New versions of Microsoft's IM and blogging services offer beefed-up community, video, search and advertising features.

Evan Hansen Staff Writer, CNET News.com
Department Editor Evan Hansen runs the Media section at CNET News.com. Before joining CNET he reported on business, technology and the law at American Lawyer Media.
Evan Hansen
2 min read
Microsoft on Wednesday unveiled new versions of its instant messaging and blogging services with beefed-up community, video, search and advertising features.

In partnership with Logitech, MSN Messenger now offers full-screen videoconferencing capabilities with new technology that promises to establish connections between two people more easily, including across firewalls. MSN Messenger users can now share in the IM window search results from Microsoft's proprietary search technology. And subscribers can send wireless SMS (short message service) messages to any cell phone user, even those who don't use MSN Messenger.

Microsoft also announced improved quality for MSN Messenger's existing PC-to-PC voice feature. The software lets people make calls from their computer to standard phones as well, but it uses third-party technology that costs a few cents a minute.

On top of features for consumers, the Redmond, Wash., software titan has added advertising tools for both MSN Messenger and MSN Spaces. Here, Microsoft hopes to tap into the blogging community, to create marketing vehicles for customers such as Volvo, its first guinea pig.

"This is the beginning of the inevitable monetization of social networking tools," Forrester analyst Charlene Li said. "Microsoft is putting more interactivity in its ads. They are saying to users, 'Come and tell us about your Volvo and how much you like it.'"

Social networking and blogging share many characteristics of earlier self-publishing tools, which failed to evolve much past the vanity-publishing stage. Still, online media executives have concluded they are sufficiently different from past community publishing experiments to warrant their current status as the new, new thing.

Turning unruly mobs into well-behaved marketing tools could be a hard trick to pull off, given the Internet's notoriously flame-prone culture. Microsoft has already faced a mini rebellion among the ranks over its language-monitoring tools.

Still, the numbers seem to provide at least some evidence that Microsoft may be onto something. Since it launched MSN Spaces in December, it has signed up some 4.5 million members, according to Blake Irving, vice president in MSN's Communication Services and Member Platform group, mostly from its popular MSN Messenger service. A key draw to date, he said, has been photo sharing.

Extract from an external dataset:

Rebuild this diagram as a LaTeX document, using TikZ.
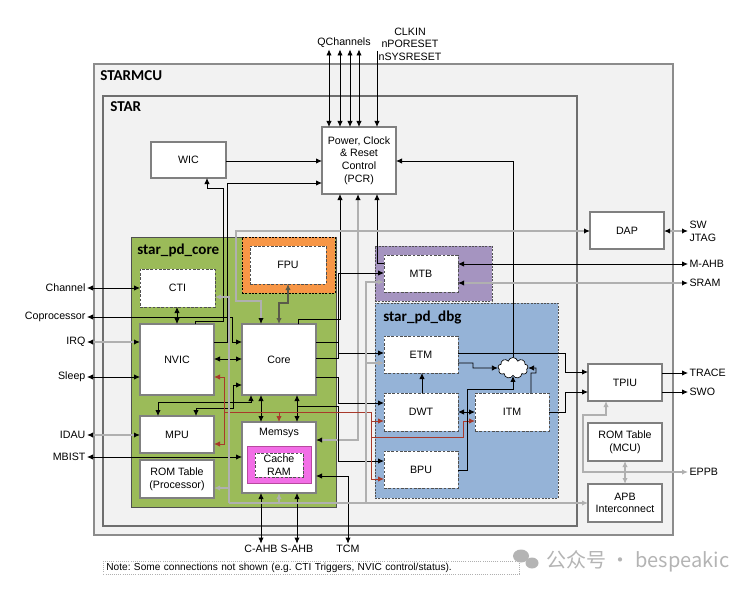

Microsoft isn't alone. Rival Yahoo last week launched a test version of Yahoo 360, a service billed as a way to stay in touch with people who matter and to easily share artifacts from photos to music to schedules. In a similar vein, Yahoo acquired photo-sharing site Flickr last week.

"Similar things have been around for a while, but it's often the little nuances that make the difference" between success and failure in technology, Irving said. "We've added some things that may seem like a nuance, but may be what it takes to reach a tipping point."